Ascending-descending and direct-inverse cascades of Reynolds stresses in turbulent Couette flow

TL;DR

This study uses DNS and AGKE to analyze the complex interactions of Reynolds stresses in turbulent Couette flow, revealing simultaneous bottom-up and top-down energy cascades across scales and wall-normal directions.

Contribution

It provides a detailed, scale- and space-resolved analysis of Reynolds stress cascades, highlighting the coexistence of direct and inverse cascades and top-down versus bottom-up dynamics in turbulent Couette flow.

Findings

Large-scale motions influence small-scale turbulence production.

Both bottom-up and top-down interactions occur in the flow.

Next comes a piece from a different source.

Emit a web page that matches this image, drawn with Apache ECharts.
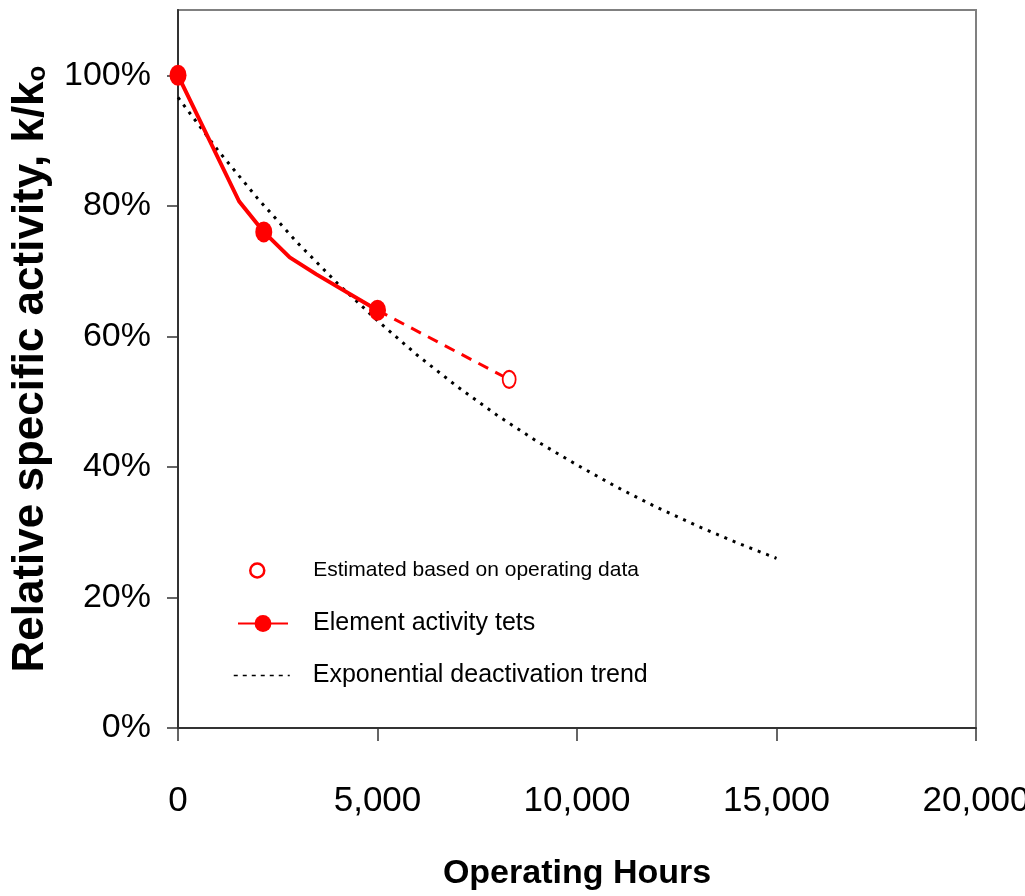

Inverse cascade is prominent in wall-normal Reynolds stresses.

Abstract

The interaction between small- and large-scale structures, and the coexisting bottom-up and top-down processes are studied in a turbulent plane Couette flow, where space-filling longitudinal rolls appear at relatively low values of the Reynolds number $Re$. A DNS database at $Re_\tau=101$ is built to replicate the highest $Re$ considered in a recent experimental work by Kawata and Alfredsson (Phys. Rev. Lett., vol.120, 2018, 244501). Our study is based on the exact budget equations for the second-order structure function tensor $\langle \delta u_i \delta u_j \rangle$, i.e. the Anisotropic Generalized Kolmogorov Equations (AGKE). The AGKE study production, redistribution, transport and dissipation of every Reynolds stress tensor component, considering simultaneously the physical space and the space of scales, and properly define the concept of scale in the inhomogeneous wall-normal direction. We show how the large-scale energy-containing motions are involved in the production and redistribution of the turbulent fluctuations. Both bottom-up and top-down interactions occur, and the same is true for direct and inverse cascading. The wall-parallel components $\langle \delta u \delta u \rangle$ and $\langle \delta w \delta w \rangle$ show that the both small and large near-wall scales feed the large scales away from the wall. The wall-normal component $\langle \delta v \delta v \rangle$ is different, and shows a dominant top-down dynamics, being produced via pressure-strain redistribution away from the wall and transferred towards near-wall larger scales via an inverse cascade. The off-diagonal component shows a top-down interaction, with both direct and inverse cascade, albeit the latter takes place within a limited range of scales.